Plymouth County's Akron is the northern gateway to the Loess Hills


Plymouth County is home to a lot of very nice communities. I had the distinct pleasure of visiting all of them at various times during my on and off tenure as a freelance journalist for the Le Mars Daily Sentinel newspaper. One of the prettiest communities in the whole county is Akron, which sits along the Big Sioux River on the west "coast" of Iowa.

Akron and it's population of about 1500 people sits at the far northern edge of of the world-famous Loess Hills, which runs through many counties on the western side of our state. Thus, it's considered the "northern gateway" to these famous wind blown formations. There's only one other place in the world (China) where you will find anything like Iowa's Loess Hills.

I have a number of good friends from the Akron area and have been here on several occasions. On a recent Saturday, I stopped into town to enjoy lunch at Akron Jo's Cafe and then I spent about an hour just wandering around and looking at the sites. There's a lot to appreciate.

The town has a lower elevation as you get closer to the river (west side) and a higher one on the east side of town. I took these photos near the water tower and facing west from a top of the hill.

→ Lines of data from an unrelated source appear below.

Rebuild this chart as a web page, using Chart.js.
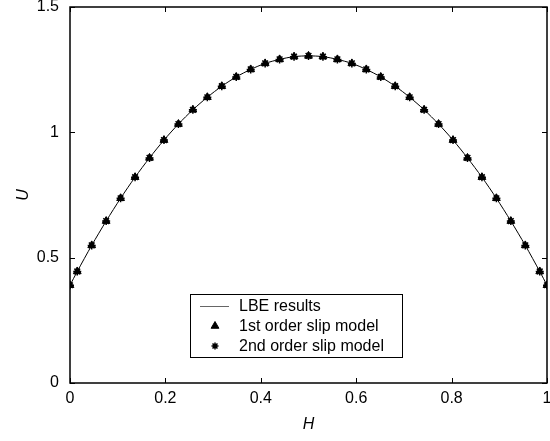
<!DOCTYPE html>
<html>
<head>
<meta charset="utf-8">
<script src="https://cdn.jsdelivr.net/npm/chart.js@4/dist/chart.umd.min.js"></script>
<style>
  html, body { margin: 0; padding: 0; background: #fff; }
  #wrap { width: 550px; height: 441px; }
</style>
</head>
<body>
<div id="wrap"><canvas id="velChart" width="550" height="441"></canvas></div>
<script>
// values
const hValues = [0, 0.0152, 0.0455, 0.0758, 0.1061, 0.1364, 0.1667, 0.1970, 0.2273, 0.2576,
  0.2879, 0.3182, 0.3485, 0.3788, 0.4091, 0.4394, 0.4697, 0.5, 0.5303, 0.5606,
  0.5909, 0.6212, 0.6515, 0.6818, 0.7121, 0.7424, 0.7727, 0.8030, 0.8333, 0.8636,
  0.8939, 0.9242, 0.9545, 0.9848, 1];
const uLbe = [0.390, 0.445, 0.549, 0.646, 0.737, 0.821, 0.898, 0.969, 1.033, 1.090,
  1.140, 1.184, 1.221, 1.251, 1.275, 1.291, 1.302, 1.305, 1.302, 1.291,
  1.275, 1.251, 1.221, 1.184, 1.140, 1.090, 1.033, 0.969, 0.898, 0.821,
  0.737, 0.646, 0.549, 0.445, 0.390];
const uFirstOrder = uLbe.slice();
const uSecondOrder = uLbe.slice();
const xTicks = [0, 0.2, 0.4, 0.6, 0.8, 1];
const yTicks = [0, 0.5, 1, 1.5];
const legendLabels = ['LBE results', '1st order slip model', '2nd order slip model'];

const font = 'Liberation Sans, Arial, sans-serif';

function pts(ys) {
  return hValues.map((h, i) => ({ x: h, y: ys[i] }));
}

function noPad(s) {
  s.paddingLeft = 0; s.paddingRight = 0; s.paddingTop = 0; s.paddingBottom = 0;
}

// matlab-like box with inward ticks, x labels and legend
const framePlugin = {
  id: 'frame',
  afterDraw(chart) {
    const { ctx, chartArea: a, scales } = chart;
    ctx.save();
    ctx.strokeStyle = '#000';
    ctx.lineWidth = 1.5;
    ctx.strokeRect(a.left, a.top, a.right - a.left, a.bottom - a.top);
    ctx.lineWidth = 1;
    ctx.beginPath();
    xTicks.forEach(v => {
      const px = Math.round(scales.x.getPixelForValue(v)) + 0.5;
      ctx.moveTo(px, a.bottom); ctx.lineTo(px, a.bottom - 5);
      ctx.moveTo(px, a.top); ctx.lineTo(px, a.top + 5);
    });
    yTicks.forEach(v => {
      const py = Math.round(scales.y.getPixelForValue(v)) + 0.5;
      ctx.moveTo(a.left, py); ctx.lineTo(a.left + 5, py);
      ctx.moveTo(a.right, py); ctx.lineTo(a.right - 5, py);
    });
    ctx.stroke();

    // x tick labels (drawn here so they don't shrink the plot area)
    ctx.fillStyle = '#000';
    ctx.font = '16px ' + font;
    ctx.textAlign = 'center';
    ctx.textBaseline = 'middle';
    xTicks.forEach(v => ctx.fillText(String(v), scales.x.getPixelForValue(v), a.bottom + 16));

    // legend box
    const lx = 190, ly = 294, lw = 212, lh = 63;
    ctx.fillStyle = '#fff';
    ctx.fillRect(lx, ly, lw, lh);
    ctx.lineWidth = 1;
    ctx.strokeRect(lx + 0.5, ly + 0.5, lw, lh);
    ctx.textAlign = 'left';
    const rows = [306, 326, 346];
    ctx.strokeStyle = '#666';
    ctx.beginPath();
    ctx.moveTo(200, rows[0] + 0.5); ctx.lineTo(229, rows[0] + 0.5);
    ctx.stroke();
    ctx.strokeStyle = '#000';
    ctx.fillStyle = '#000';
    Chart.helpers.drawPoint(ctx, { pointStyle: 'triangle', radius: 4.5, rotation: 0, borderWidth: 1 }, 215, rows[1]);
    ctx.lineWidth = 1.5;
    Chart.helpers.drawPoint(ctx, { pointStyle: 'star', radius: 3.5, rotation: 0, borderWidth: 1.5 }, 215, rows[2]);
    ctx.fillStyle = '#000';
    legendLabels.forEach((t, i) => ctx.fillText(t, 239, rows[i] + 1));
    ctx.restore();
  }
};

new Chart(document.getElementById('velChart'), {
  type: 'scatter',
  data: {
    datasets: [
      {
        label: legendLabels[0],
        data: pts(uLbe),
        showLine: true,
        borderColor: '#000',
        borderWidth: 1,
        pointRadius: 0,
        tension: 0.3,
        order: 3
      },
      {
        label: legendLabels[1],
        data: pts(uFirstOrder),
        pointStyle: 'triangle',
        pointRadius: 4.5,
        backgroundColor: '#000',
        borderColor: '#000',
        borderWidth: 1,
        order: 2
      },
      {
        label: legendLabels[2],
        data: pts(uSecondOrder),
        pointStyle: 'star',
        pointRadius: 4,
        backgroundColor: '#000',
        borderColor: '#000',
        borderWidth: 1.5,
        order: 1
      }
    ]
  },
  options: {
    responsive: false,
    animation: false,
    layout: { autoPadding: false, padding: { top: 7, right: 3, left: 0, bottom: 0 } },
    plugins: { legend: { display: false }, tooltip: { enabled: false } },
    scales: {
      x: {
        type: 'linear',
        min: 0, max: 1,
        afterBuildTicks: s => { s.ticks = xTicks.map(v => ({ value: v })); },
        grid: { display: false },
        border: { display: false },
        ticks: { display: false },
        title: { display: true, text: 'H', color: '#000', font: { family: font, size: 16, style: 'italic' }, padding: { top: 0, bottom: 7 } },
        afterFit: s => { s.height = 58; noPad(s); }
      },
      y: {
        min: 0, max: 1.5,
        afterBuildTicks: s => { s.ticks = yTicks.map(v => ({ value: v })); },
        grid: { display: false },
        border: { display: false },
        ticks: { color: '#000', font: { family: font, size: 16 }, padding: 3, callback: v => String(v) },
        title: { display: true, text: 'U', color: '#000', font: { family: font, size: 16, style: 'italic' }, padding: { top: 14 } },
        afterFit: s => { s.width = 70; noPad(s); }
      }
    }
  },
  plugins: [framePlugin]
});
</script>
</body>
</html>
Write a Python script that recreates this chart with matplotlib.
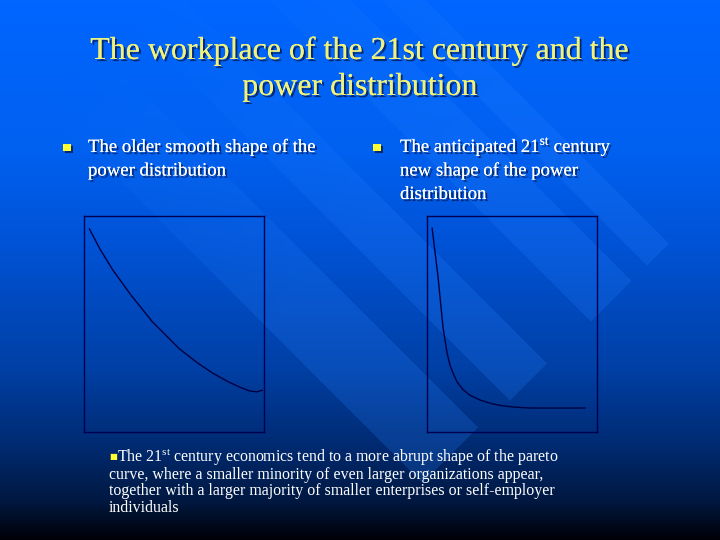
"""
Diapositiva: el lugar de trabajo del siglo XXI y la distribución del poder.
Fondo azul degradado con bandas diagonales, dos curvas de Pareto en recuadros.
"""

import numpy as np
import matplotlib

matplotlib.use("Agg")
import matplotlib.pyplot as plt
from matplotlib import patheffects
from matplotlib.colors import LinearSegmentedColormap

SERIF = "Liberation Serif"
plt.rcParams["mathtext.fontset"] = "custom"
plt.rcParams["mathtext.rm"] = SERIF

# --- textos ---
TITLE_LINES = ["The workplace of the 21st century and the", "power distribution"]
LEFT_BULLET = ["The older smooth shape of the", "power distribution"]
RIGHT_BULLET = [r"The anticipated 21$^{\mathrm{st}}$ century", "new shape of the power", "distribution"]
NOTE_LINES = [
    r"The 21$^{\mathrm{st}}$ century economics tend to a more abrupt shape of the pareto",
    "curve, where a smaller minority of even larger organizations appear,",
    "together with a larger majority of smaller enterprises or self-employer",
    "individuals",
]

# --- curvas (unidades 0-100 dentro de cada recuadro) ---
old_x = [3, 9, 16, 26, 38, 53, 63, 72, 80, 87, 92, 96, 99]
old_y = [94, 84.5, 75, 63.5, 51, 38.5, 32, 27, 23.3, 20.6, 19, 18.6, 19.3]
new_x = [3, 6.5, 9.4, 11.8, 13.5, 15.3, 17.6, 21.2, 25.5, 31.2, 38, 44.7, 52, 60.6, 93]
new_y = [94.4, 71.8, 48.6, 36.6, 31, 27.3, 23.3, 19.6, 16.9, 14.8, 13.1, 12.1, 11.5, 11.1, 11.1]

W, H = 720, 540
YELLOW = "#f2f27a"
NAVY = "#000050"
shadow = [patheffects.withSimplePatchShadow(offset=(1.5, -1.5), shadow_rgbFace="#001040", alpha=0.7),
          patheffects.Normal()]

fig = plt.figure(figsize=(W / 100, H / 100), dpi=100)
bg = fig.add_axes([0, 0, 1, 1])
bg.set_xlim(0, W)
bg.set_ylim(H, 0)
bg.axis("off")

# fondo: degradado vertical + bandas diagonales más claras (c = x - y, corte en x + y = s)
grad_cmap = LinearSegmentedColormap.from_list("slide", [
    (0.0, "#0066ff"), (0.28, "#0060f0"), (0.46, "#0052d4"), (0.68, "#0040a6"),
    (0.83, "#002a70"), (0.93, "#001840"), (1.0, "#000008")])
yy, xx = np.mgrid[0:H, 0:W] + 0.5
base = grad_cmap(yy / H)[..., :3]
band = np.zeros((H, W))
for c0, c1, s in [(-60, 50, 905), (110, 183, 910), (270, 350, 912), (382, 425, 912)]:
    band += ((xx - yy >= c0) & (xx - yy <= c1) & (xx + yy <= s))
fade = np.clip((xx + yy - 150) / 450, 0, 1)
a = np.clip(band, 0, 1)[..., None] * 0.22 * fade[..., None]
light = np.array([0.15, 0.5, 1.0])
bg.imshow(base * (1 - a) + light * a, extent=[0, W, H, 0], aspect="auto", zorder=0)

# título
for i, line in enumerate(TITLE_LINES):
    bg.text(360, 59 + 36 * i, line, color=YELLOW, fontsize=23, family=SERIF,
            ha="center", va="baseline", zorder=5, path_effects=shadow)

# viñetas
for bx, tx, lines in [(67, 88, LEFT_BULLET), (377, 400, RIGHT_BULLET)]:
    bg.text(bx, 147, "■", color="#ffff33", fontsize=7, family="DejaVu Sans",
            ha="center", va="center", zorder=5, path_effects=shadow)
    for i, line in enumerate(lines):
        bg.text(tx, 152 + 23.5 * i, line, color="white", fontsize=13.5, family=SERIF,
                ha="left", va="baseline", zorder=5, path_effects=shadow)

# nota inferior
bg.text(113, 457, "■", color="#ffff33", fontsize=6, family="DejaVu Sans",
        ha="center", va="center", zorder=5)
for i, line in enumerate(NOTE_LINES):
    bg.text(117 if i == 0 else 109, 462 + 16.7 * i, line, color="white",
            fontsize=11.4, family=SERIF, ha="left", va="baseline", zorder=5)

# recuadros con las curvas
for (x0, x1), xs, ys in [((84, 264), old_x, old_y), ((427, 597), new_x, new_y)]:
    y0, y1 = 216, 432
    ax = fig.add_axes([x0 / W, 1 - y1 / H, (x1 - x0) / W, (y1 - y0) / H])
    ax.patch.set_alpha(0)
    ax.set_xlim(0, 100)
    ax.set_ylim(0, 100)
    ax.set_xticks([])
    ax.set_yticks([])
    for sp in ax.spines.values():
        sp.set_color(NAVY)
        sp.set_linewidth(1)
    ax.plot(xs, ys, color="#000040", lw=1)

fig.savefig("out.png", dpi=100)
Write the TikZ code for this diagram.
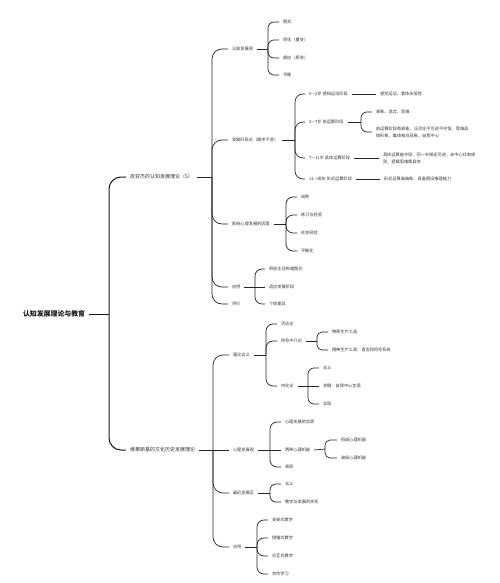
\documentclass[tikz,border=0pt]{standalone}
\usepackage{fontspec}
\setmainfont{Noto Sans CJK SC}
\begin{document}
\begin{tikzpicture}[x=1pt,y=-1pt,
  t/.style={anchor=west,inner xsep=0pt,inner ysep=1pt,outer xsep=4pt,xshift=-4pt,
            font=\fontsize{4.2}{7}\selectfont,text=black!80},
  t1/.style={t,font=\fontsize{5}{6}\selectfont},
  t0/.style={t,font=\fontsize{6.9}{8}\selectfont\bfseries,text=black!90},
  ln/.style={draw=black!85,line width=0.7pt},
  ln0/.style={draw=black!90,line width=1pt}]
\useasboundingbox[fill=white] (0,0) rectangle (500,583);

% root and level 1
\node[t0] (r) at (23,314) {认知发展理论与教育};
\node[t1] (p1) at (130,177) {皮亚杰的认知发展理论（5）};
\node[t1] (p2) at (130,450) {维果斯基的文化历史发展理论};

% Piaget level 2
\node[t] (a1) at (232,49) {认知发展观};
\node[t] (a2) at (232,140) {发展阶段论（顺序不变）};
\node[t] (a3) at (232,224) {影响心理发展的因素};
\node[t] (a4) at (232,287) {应用};
\node[t] (a5) at (232,304) {评价};

\node[t] (a11) at (283,22) {图式};
\node[t] (a12) at (283,40) {同化（量变）};
\node[t] (a13) at (283,58) {顺应（质变）};
\node[t] (a14) at (283,75) {平衡};

\node[t] (b1) at (309,94) {0—2岁 感知运动阶段};
\node[t] (b2) at (309,122) {2—7岁 前运算阶段};
\node[t] (b3) at (309,158) {7—11岁 具体运算阶段};
\node[t] (b4) at (309,179) {11—成年 形式运算阶段};
\node[t] (b1x) at (380,94) {感觉运动，客体永恒性};
\node[t] (b21) at (376,112) {表象、语言、思维};
\node[t,align=left] (b22) at (376,132) {前运算阶段有表象，泛灵论不可逆不守恒，思维具\\体形象，集体独白现象，自我中心};
\node[t,align=left] (b3x) at (383,158) {具体运算能守恒，同一补偿还可逆，去中心化有规\\则，逻辑思维需具体};
\node[t] (b4x) at (384,179) {形式运算高抽象，具备假设推理能力};

\node[t] (a31) at (301,197) {成熟};
\node[t] (a32) at (301,215) {练习与经验};
\node[t] (a33) at (301,233) {社会经验};
\node[t] (a34) at (301,251) {平衡化};

\node[t] (a41) at (269,269) {积极主动构建图式};
\node[t] (a42) at (269,287) {适应发展阶段};
\node[t] (a43) at (269,304) {个体差异};

% Vygotsky level 2
\node[t] (c1) at (233,355) {理论含义};
\node[t] (c2) at (233,450) {心理发展观};
\node[t] (c3) at (233,493) {最近发展区};
\node[t] (c4) at (233,547) {应用};

\node[t] (c11) at (281,324) {活动论};
\node[t] (c12) at (281,341) {符号中介论};
\node[t] (c13) at (281,386) {内化论};
\node[t] (c121) at (332,332) {物质生产工具};
\node[t] (c122) at (332,350) {精神生产工具：语言和符号系统};
\node[t] (c131) at (323,368) {含义};
\node[t] (c132) at (323,386) {关键：自我中心言语};
\node[t] (c133) at (323,404) {实现};

\node[t] (c21) at (285,422) {心理发展的实质};
\node[t] (c22) at (285,450) {两种心理机能};
\node[t] (c23) at (285,467) {表现};
\node[t] (c221) at (341,440) {低级心理机能};
\node[t] (c222) at (341,458) {高级心理机能};

\node[t] (c31) at (285,484) {含义};
\node[t] (c32) at (285,502) {教学与发展的关系};

\node[t] (c41) at (272,520) {支架式教学};
\node[t] (c42) at (272,538) {抛锚式教学};
\node[t] (c43) at (272,556) {交互式教学};
\node[t] (c44) at (272,574) {合作学习};

% connectors
\draw[ln0] (r.east) -- (109,314);
\foreach \c in {p1,p2} \draw[ln0,rounded corners=12pt] (109,314) |- (\c.west);

\draw[ln] (p1.east) -- (212,177);
\foreach \c in {a1,a2,a3,a4,a5} \draw[ln,rounded corners=10pt] (212,177) |- (\c.west);

\draw[ln] (a1.east) -- (268,49);
\foreach \c in {a11,a12,a13,a14} \draw[ln,rounded corners=6pt] (268,49) |- (\c.west);

\draw[ln] (a2.east) -- (295,140);
\foreach \c in {b1,b2,b3,b4} \draw[ln,rounded corners=8pt] (295,140) |- (\c.west);
\draw[ln] (b1.east) -- (b1x.west);
\draw[ln] (b3.east) -- (b3x.west);
\draw[ln] (b4.east) -- (b4x.west);
\draw[ln] (b2.east) -- (361,122);
\foreach \c in {b21,b22} \draw[ln,rounded corners=6pt] (361,122) |- (\c.west);

\draw[ln] (a3.east) -- (286,224);
\foreach \c in {a31,a32,a33,a34} \draw[ln,rounded corners=7pt] (286,224) |- (\c.west);

\draw[ln] (a4.east) -- (a42.west);
\foreach \c in {a41,a43} \draw[ln,rounded corners=7pt] (255,287) |- (\c.west);

\draw[ln] (p2.east) -- (c2.west);
\foreach \c in {c1,c3,c4} \draw[ln,rounded corners=10pt] (213,450) |- (\c.west);

\draw[ln] (c1.east) -- (266,355);
\foreach \c in {c11,c12,c13} \draw[ln,rounded corners=7pt] (266,355) |- (\c.west);
\draw[ln] (c12.east) -- (317,341);
\foreach \c in {c121,c122} \draw[ln,rounded corners=5pt] (317,341) |- (\c.west);
\draw[ln] (c13.east) -- (c132.west);
\foreach \c in {c131,c133} \draw[ln,rounded corners=6pt] (308,386) |- (\c.west);

\draw[ln] (c2.east) -- (c22.west);
\foreach \c in {c21,c23} \draw[ln,rounded corners=7pt] (270,450) |- (\c.west);
\draw[ln] (c22.east) -- (325,449);
\foreach \c in {c221,c222} \draw[ln,rounded corners=5pt] (325,449) |- (\c.west);

\draw[ln] (c3.east) -- (270,493);
\foreach \c in {c31,c32} \draw[ln,rounded corners=6pt] (270,493) |- (\c.west);

\draw[ln] (c4.east) -- (257,547);
\foreach \c in {c41,c42,c43,c44} \draw[ln,rounded corners=7pt] (257,547) |- (\c.west);
\end{tikzpicture}
\end{document}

These are looking back toward the direction of the river, elevator, and the downtown.

Akron is part of the Akron-Westfield School District and their school building and athletic facilities are on the eastern side of town. There's a lot of pride for the AW Westerners.

The city park has a lot of different amenities. From playground equipment to a gazebo and even a veteran's memorial sponsored by the local chapter of the American Legion. It would be a nice place to enjoy the warmer days that are sure to come back eventually (right?).

Nearby is a softball field where the Westerners play and a town swimming pool.

The Main Street district has a lot of nice buildings with a wide variety of businesses utilizing them.

Pizza Ranch was founded in northwest Iowa so of course it is expected that you would find one in town. The photo below is of Akron Jo's, where I had a great lunch.

The old opera house is across the street from the cafe. Opera houses were built in towns all over Iowa at the turn of the century. Some are still in use, some have been re-purposed, and some have been (very sadly) abandoned. They were usually built to be showcases with ornate detail. I am curious as to what the Akron one looks like inside. I hope it is being preserved.

It's getting harder to find bowling alleys anymore. I did find Lazy Lanes in Akron.

Of course, there's a public library and a post office as well.

On the east side of town, there is a cemetery, a prairie preserve, and a single wind turbine.

I spotted several gorgeous churches. They certainly do not build church buildings like they used to!